In one of the most trying times that the world has ever seen, people from all walks of life have come together to support each other as human beings and to support the cause of dismantling racism by sharing the truth. Many of these individuals have also decided that the best way to support the BIPOC communities is via financial support so that the economic wealth gap can be closed and the BIPOC communities and families therein can be sustained. Fortunately, a number of organizations and individuals have stepped up to join and support the Gullah/Geechee Sea Island Coalition in the efforts that it has led for over two decades.
Many other artists have now decided that they will also use their artistry to assist with insuring that the funds are totally raised for the Gullah/Geechee Land & Legacy endowment.

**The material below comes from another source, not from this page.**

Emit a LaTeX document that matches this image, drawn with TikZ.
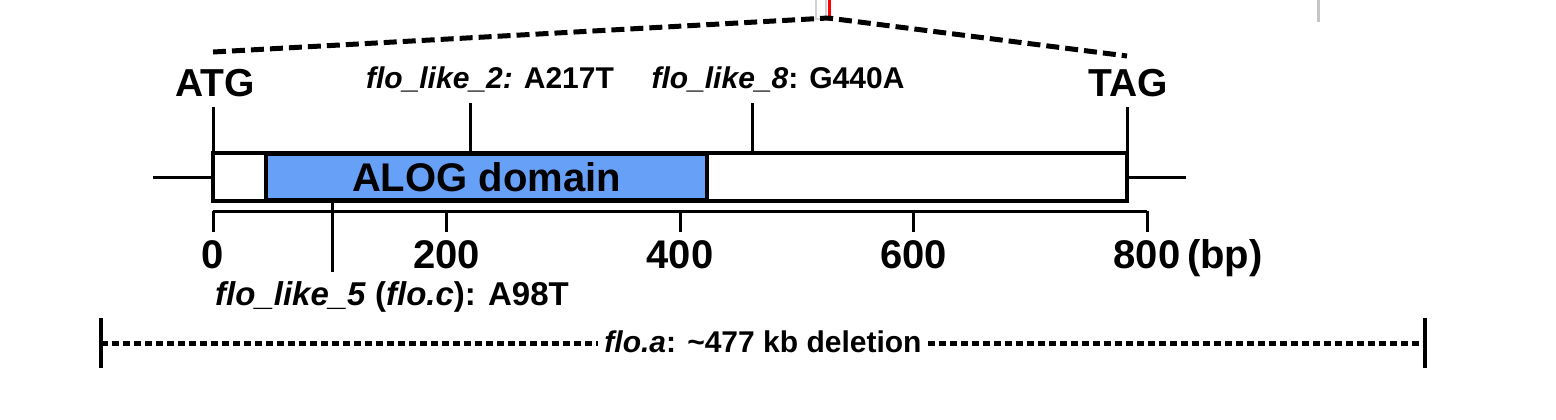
\documentclass[tikz,border=0pt]{standalone}
\usepackage{fontspec}
\setmainfont{Liberation Sans}
\usetikzlibrary{positioning}
\definecolor{alogblue}{RGB}{102,160,247}

\begin{document}
\begin{tikzpicture}[x=0.5pt,y=-0.5pt,
        site/.style={font=\fontsize{15}{18}\selectfont\bfseries,inner sep=0pt,anchor=base},
        codon/.style={font=\fontsize{19.5}{22}\selectfont\bfseries,inner sep=0pt,anchor=base},
        ticklabel/.style={font=\fontsize{20}{24}\selectfont\bfseries,inner sep=0pt,anchor=base},
        genebox/.style={draw,line width=2pt,inner sep=0pt,outer sep=0pt},
        tickline/.style={line width=1.5pt},
        zoomline/.style={line width=2.5pt,dash pattern=on 6.5pt off 3pt},
        delline/.style={line width=2.5pt,dash pattern=on 3.5pt off 2pt}]
        \useasboundingbox (0,0) rectangle (1556,419);
        % cropped bits of the figure above
        \draw[gray!35,line width=1pt] (816,-2) rectangle (826,19);
        \draw[red,line width=1.5pt] (829,0) -- (829,21);
        \draw[gray!45,line width=1.5pt] (1318,0) -- (1318,22);
        % gene
        \coordinate (up5) at (153,177);
        \coordinate (down3) at (1186,177);
        \node[genebox,minimum width=457pt,minimum height=24pt] (gene) at (670,177) {};
        \node[genebox,fill=alogblue,minimum width=220.5pt,minimum height=23pt,
              font=\fontsize{20}{24}\selectfont\bfseries] (alog) at (486.5,177) {ALOG domain};
        \draw[tickline] (up5) -- (gene.west);
        \draw[tickline] (gene.east) -- (down3);
        % start and stop codons
        \node[codon] (atg) at (215,96) {ATG};
        \node[codon] (tag) at (1128,96) {TAG};
        \coordinate (atgtop) at (213,107);
        \coordinate (tagtop) at (1127,107);
        \draw[tickline] (gene.north west) -- (atgtop);
        \draw[tickline] (gene.north east) -- (tagtop);
        % mutations
        \node[site] (fl2) at (490,88) {\textit{flo\_like\_2:} A217T};
        \node[site] (fl8) at (778,88) {\textit{flo\_like\_8}: G440A};
        \node[site,font=\fontsize{16.5}{19}\selectfont\bfseries] (fl5) at (392,305) {\textit{flo\_like\_5} (\textit{flo.c}): A98T};
        \coordinate (m2top) at (470,103);
        \coordinate (m2) at (470,153);
        \coordinate (m8top) at (752,103);
        \coordinate (m8) at (752,153);
        \coordinate (m5) at (332,201);
        \coordinate (m5bot) at (332,272);
        \draw[tickline] (m2) -- (m2top);
        \draw[tickline] (m8) -- (m8top);
        \draw[tickline] (m5) -- (m5bot);
        % scale in bp
        \coordinate (s0) at (213,211);
        \coordinate (s800) at (1147,211);
        \draw[tickline] (s0) -- (s800);
        \foreach \v in {0,200,400,600,800} {
            \draw[tickline] (213+1.1675*\v,211) -- (213+1.1675*\v,232);
            \node[ticklabel] (t\v) at (213+1.1675*\v,268) {\v};
        }
        \node[ticklabel,anchor=base west] (bp) at ([xshift=3pt]t800.base east) {(bp)};
        % zoom lines
        \coordinate (zl) at (213,52);
        \coordinate (zapex) at (828,18);
        \coordinate (zr) at (1127,56);
        \draw[zoomline] (zl) -- (zapex) -- (zr);
        % deletion
        \coordinate (dl) at (101,343);
        \coordinate (dr) at (1425,343);
        \node[site,inner xsep=3pt] (dele) at (763,352) {\textit{flo.a}: \textasciitilde477 kb deletion};
        \draw[line width=2pt] ([yshift=12.5pt]dl) -- ([yshift=-12.5pt]dl);
        \draw[line width=2pt] ([yshift=12.5pt]dr) -- ([yshift=-12.5pt]dr);
        \draw[delline] (dl) -- (dele.west |- dl);
        \draw[delline] (dele.east |- dr) -- (dr);
    \end{tikzpicture}
\end{document}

Artist Jacqueline Maloney decided that she would create a visual representation showing the clash between the pro-golf / gated area mentality folks and the Gullah/Geechee Nation coupled with an essay by Emily Maloney that points out the destructionment that those areas bring to the environment and puts a focus on the sustainability of cultural communities such as that of the Gullah/Geechees: https://www.jacquelinemaloneyart.com/post/what-a-flub-golf-its-impact-on-earth
The essay emphasizes how “the Gullah/Geechee people rely on skills their ancestors brought from coastal West Africa, which they adapted to coastal America during and after their enslavement. These skills not only allow the Gullah/Geechee to survive, but to thrive–as many land-based cultures do when they are empowered to personally tend the resources they need in a place they are free to call home.” They juxtapose this to the destructionment that the leaders of the Gullah/Geechee Nation and members of the Gullah/Geechee Sea Island Coalition have fought and continue to fight against including “When coastal developers create seawalls, jetties, and raise the land using fill and grading, they are ignoring invaluable ecological wisdom gained by land-centered cultures like the Gullah/Geechee, indigenous Americans, and the contemporary scientific community. All of these construction orders increase the speed of coastal erosion, and amplify the impact of harsh storms and surges.” The essay clearly points out “Gullah/Geechee people know to build homes a certain distance from the shore, and have warned newcomers against building right on the shore. This wisdom has been ignored.”
The Gullah/Geechee Sea Island Coalition has long been an organization that celebrated bringing together creative intellectuals. So, in the midst of all that is going on in the world, they are truly celebrating the artists that have come to join them in their activism and advocacy efforts. Tenki Tenki ta all hunnuh chillun wha da use artistry fa hep @GullahGeechee.